Film: Oddball on course to pass Paper Planes
Australian family film Oddball is expected to pass Paper Planes as the third highest grossing local film of the year.
This weekend the Australian family film Oddball will pass Paper Planes as the third highest grossing local film of the year. As the commercial success stories keep piling up, the film starring Shane Jacobson and Sarah Snook has added another $730,000 for a total box office of $9.29 million. Paper Planes, also distributed by Roadshow Films, earned $9.65m earlier this year. Last week, Australian films surpassed the all-time box office record of any year of $63.4m (not adjusted for inflation) set in 2001, although the federal government’s key performance indicator for Screen Australia in its portfolio budget statement for 2013-14 was “at least 2.7 million admissions for productions shown at movie theatres”. With an average admission price of $13.68 last year, the sector has flown over that hurdle. Blinky Bill the Movie has bubbled along to a gross box office of $2.7m and Last Cab to Darwin $7.2m.
The Martian dominated the box office again last weekend, here and globally, adding $4.5m for a $13m total. The crime drama Black Mass opened with a solid $1.1m and Miss You Already, starring Drew Barrymore and Toni Collette, opened with $580,000. Black Mass’s Australian star, Joel Edgerton, will further consolidate his credentials for an Academy Award supporting actor nomination with his breakthrough actor award at the 19th Hollywood Film Awards in three weeks. The promotional event isn’t an awards competition as such, although it unofficially opens the film awards season and pushes a few likely contenders. These include the Hollywood animation award for Oscar favourite Inside Out, the lead actress award for Suffragette’s Carey Mulligan, the Hollywood director award for The Danish Girl’s Tom Hooper and the Hollywood breakout actress award for his star Alicia Vikander .
Courtney Botfield has been awarded the 2015 Natalie Miller Fellowship grant. The fellowship, to recognise and nurture the next generation of women in the screen industry, awards a grant of $10,000 to a woman in the Australian screen industry who has demonstrated initiative, entrepreneurship and excellence. Botfield has focused on the new and growing field of impact producing, which is targeting and distributing films with strong social messages for broadest impact. She was awarded the prize, named in honour of the respected Melbourne distributor and exhibitor, at the Australian International Movie Convention. Botfield plans to attend next year’s Media That Matters Conference in Washington, DC.
Screen Producers Australia has secured US film and Broadway producer Paula Wagner as a keynote speaker for the Screen Forever conference on November 16-19 in Melbourne. Tom Cruise’s former producing partner has a long list of credits including the Mission: Impossible film trilogy, The Others, The Last Samurai, Vanilla Sky and Steven Spielberg’s War of the Worlds.
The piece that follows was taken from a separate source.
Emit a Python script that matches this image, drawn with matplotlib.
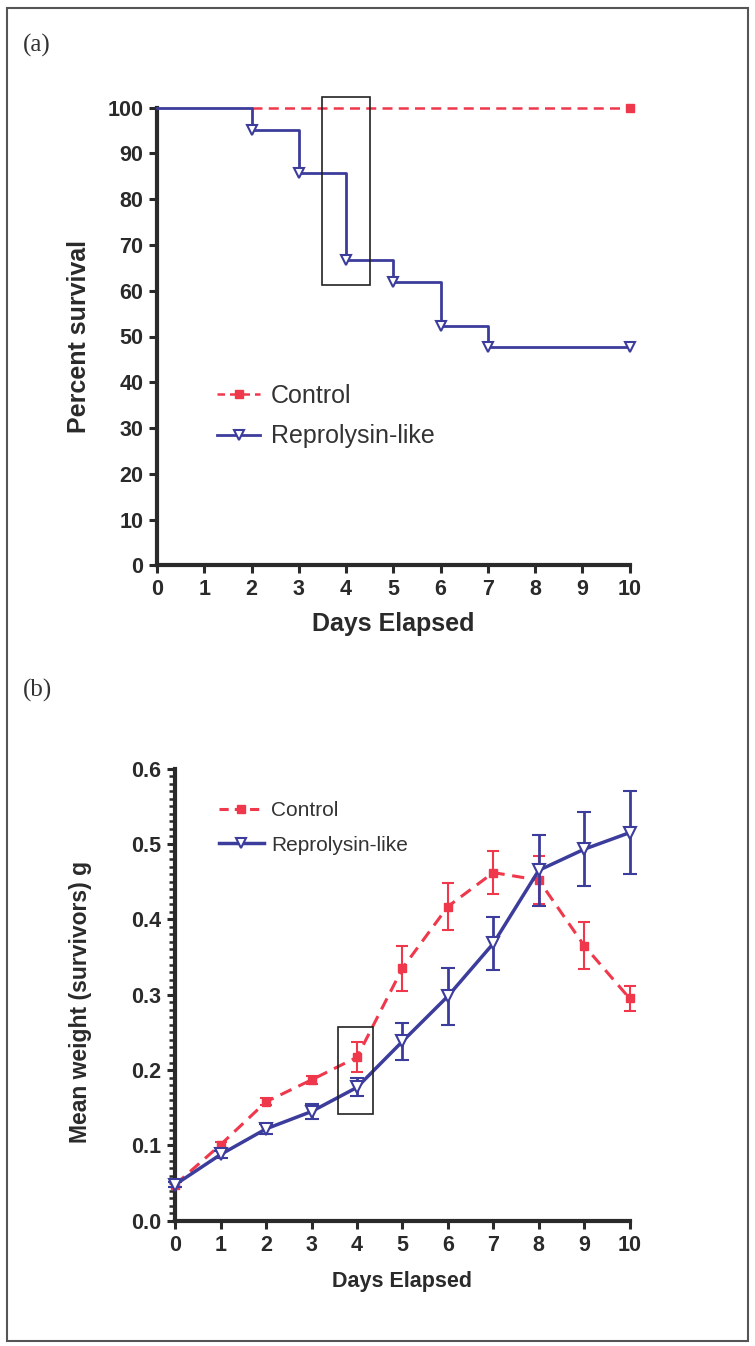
import matplotlib
matplotlib.use('Agg')
import matplotlib.pyplot as plt
from matplotlib.patches import Rectangle
from matplotlib.lines import Line2D
from matplotlib.ticker import MultipleLocator

plt.rcParams['font.family'] = ['Liberation Sans', 'DejaVu Sans']

# panel (a): survival
days_steps = [0, 2, 3, 4, 5, 6, 7, 10]
repro_surv = [100, 95.2, 85.7, 66.7, 61.9, 52.4, 47.6, 47.6]
ctrl_days = [2, 10]
ctrl_surv = [100, 100]

# panel (b): mean weight
days = [0, 1, 2, 3, 4, 5, 6, 7, 8, 9, 10]
ctrl_w = [0.048, 0.101, 0.158, 0.187, 0.217, 0.335, 0.417, 0.462, 0.452, 0.365, 0.295]
ctrl_err = [0.003, 0.004, 0.005, 0.005, 0.020, 0.030, 0.031, 0.029, 0.032, 0.031, 0.016]
repro_w = [0.048, 0.088, 0.122, 0.145, 0.177, 0.238, 0.298, 0.368, 0.465, 0.493, 0.515]
repro_err = [0.003, 0.004, 0.007, 0.010, 0.012, 0.025, 0.038, 0.035, 0.047, 0.049, 0.055]

RED = '#f0384c'
BLUE = '#3c3c9c'
AX = '#2a2a2a'

fig = plt.figure(figsize=(7.55, 13.46), dpi=100)

# outer frame
fig.add_artist(Rectangle((0.009, 0.004), 0.982, 0.990, transform=fig.transFigure,
                         fill=False, edgecolor='#555555', lw=1.5))


def style_axes(ax):
    for s in ['top', 'right']:
        ax.spines[s].set_visible(False)
    for s in ['left', 'bottom']:
        ax.spines[s].set_linewidth(3)
        ax.spines[s].set_color(AX)
    ax.tick_params(which='major', direction='out', length=6, width=2.2, color=AX,
                   labelsize=15.5, pad=4)
    for lab in ax.get_xticklabels() + ax.get_yticklabels():
        lab.set_fontweight('bold')
        lab.set_color(AX)


# ---- panel (a)
ax1 = fig.add_axes([0.208, 0.580, 0.626, 0.340])
ax1.plot(ctrl_days, ctrl_surv, color=RED, ls='--', lw=1.8, dashes=(4, 2.5), marker='s',
         markersize=6, markevery=[1], clip_on=False, zorder=3)
ax1.step(days_steps, repro_surv, where='post', color=BLUE, lw=2, clip_on=False, zorder=4)
ax1.plot(days_steps[1:], repro_surv[1:], ls='none', marker='v', markersize=7,
         markerfacecolor='white', markeredgecolor=BLUE, markeredgewidth=1.5,
         clip_on=False, zorder=5)
ax1.add_patch(Rectangle((3.5, 61.3), 1.0, 41.1, fill=False, edgecolor='#222222',
                        lw=1.2, clip_on=False, zorder=6))
ax1.set_xlim(0, 10)
ax1.set_ylim(0, 100)
ax1.set_xticks(range(0, 11))
ax1.set_yticks(range(0, 101, 10))
style_axes(ax1)
ax1.set_xlabel('Days Elapsed', fontsize=18, fontweight='bold', color=AX)
ax1.set_ylabel('Percent survival', fontsize=18, fontweight='bold', color=AX)
ax1.xaxis.set_label_coords(0.5, -0.103)
ax1.yaxis.set_label_coords(-0.14, 0.5)
h1 = [Line2D([], [], color=RED, ls='--', dashes=(3, 2), lw=1.8, marker='s', markersize=6),
      Line2D([], [], color=BLUE, lw=2, marker='v', markersize=7, markerfacecolor='white',
             markeredgecolor=BLUE, markeredgewidth=1.5)]
leg1 = ax1.legend(h1, ['Control', 'Reprolysin-like'], loc='upper left',
                  bbox_to_anchor=(0.08, 0.445), frameon=False, fontsize=18,
                  handlelength=1.7, handletextpad=0.45, labelspacing=0.65)
for t in leg1.get_texts():
    t.set_color('#333333')

# ---- panel (b)
ax2 = fig.add_axes([0.232, 0.093, 0.602, 0.336])
ax2.errorbar(days, ctrl_w, yerr=ctrl_err, color=RED, ls='--', dashes=(4, 2.5), lw=2.2,
             marker='s', markersize=6, capsize=4, elinewidth=1.5, capthick=1.5,
             clip_on=False, zorder=3)
ax2.errorbar(days, repro_w, yerr=repro_err, color=BLUE, lw=2.5, marker='v', markersize=8,
             markerfacecolor='white', markeredgecolor=BLUE, markeredgewidth=1.5,
             capsize=5, elinewidth=2, capthick=2, clip_on=False, zorder=4)
ax2.add_patch(Rectangle((3.58, 0.142), 0.77, 0.115, fill=False, edgecolor='#222222',
                        lw=1.2, clip_on=False, zorder=6))
ax2.set_xlim(0, 10)
ax2.set_ylim(0, 0.6)
ax2.set_xticks(range(0, 11))
ax2.set_yticks([0.0, 0.1, 0.2, 0.3, 0.4, 0.5, 0.6])
ax2.set_yticklabels(['0.0', '0.1', '0.2', '0.3', '0.4', '0.5', '0.6'])
ax2.yaxis.set_minor_locator(MultipleLocator(0.01))
ax2.tick_params(axis='y', which='minor', direction='out', length=4, width=1.8, color=AX)
style_axes(ax2)
ax2.set_xlabel('Days Elapsed', fontsize=15.5, fontweight='bold', color=AX)
ax2.set_ylabel('Mean weight (survivors) g', fontsize=16.5, fontweight='bold', color=AX)
ax2.xaxis.set_label_coords(0.5, -0.11)
ax2.yaxis.set_label_coords(-0.182, 0.483)
h2 = [Line2D([], [], color=RED, ls='--', dashes=(3, 2), lw=2.2, marker='s', markersize=6),
      Line2D([], [], color=BLUE, lw=2.5, marker='v', markersize=7, markerfacecolor='white',
             markeredgecolor=BLUE, markeredgewidth=1.5)]
leg2 = ax2.legend(h2, ['Control', 'Reprolysin-like'], loc='upper left',
                  bbox_to_anchor=(0.055, 0.97), frameon=False, fontsize=15,
                  handlelength=2.15, handletextpad=0.35, labelspacing=0.75)
for t in leg2.get_texts():
    t.set_color('#333333')

fig.text(0.030, 0.966, '(a)', fontsize=18, family='Liberation Serif', color='#333333',
         va='center')
fig.text(0.030, 0.487, '(b)', fontsize=18, family='Liberation Serif', color='#333333',
         va='center')

fig.savefig('out.png', dpi=100)
plt.close()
The opportunities for international productions gaining access to Australia as a location may have increased with the Department of Immigration and Border Protection appointing the Australian Directors Guild as the relevant union to be consulted when applying for 420 visas for foreign screen directors. The ADG, which became a registered union under the Fair Work Act this year, replaces the Media Entertainment & Arts Alliance in the role. The effect remains to be seen although there may be an expectation the ADG is more pragmatic about allowing international talent to film in this country than the previously strident MEAA, which is dominated by actors. The ADG also may be more alert to the recent rise of guerilla foreign productions shooting here, particularly ads. “If an advertising agency or production company is thinking about working with a foreign director, they should consult with the ADG before awarding the job,” says Kingston Anderson, chief executive of the ADG.
The Adelaide Film Festival kicks off tomorrow night with the premiere of Scott Hicks’s new feature doco Highly Strung. The Australian’s David Stratton and former on-air partner Margeret Pomeranz remain a hot couple; the festival ambassadors’ Ultimate Movie Quiz Night has sold out. Another early sellout is Girl Asleep by director Rosemary Myers.
The ADG may need to adjudicate on What We Do in the Shadows and Boy director Taika Waititi, who is reported to be in negotiations to direct Chris Hemsworth in the Marvel film, Thor 3: Ragnarok. The New Zealander may be another factor pushing the Marvel and Disney film to the Gold Coast. The Gold Coast Bulletin’s Suzanne Simonot previously has reported the movie will bump into the Village Roadshow Studios early next year. It is one of several productions considering Australia as the Australian dollar has plummeted against the US greenback, with Ridley Scott’s Prometheus 2 circling Sydney’s Fox Studios. The problem is the Hollywood studios argue the federal government’s 16.5 per cent location offset and state government incentives on payroll tax and elsewhere aren’t enough when they consider the $21m cash kickback the previous Labor government provided Disney for the aborted 20,000 Leagues Under the Sea before it was rolled over into Pirates of the Caribbean: Dead Men Tell No Tales. And they have a point.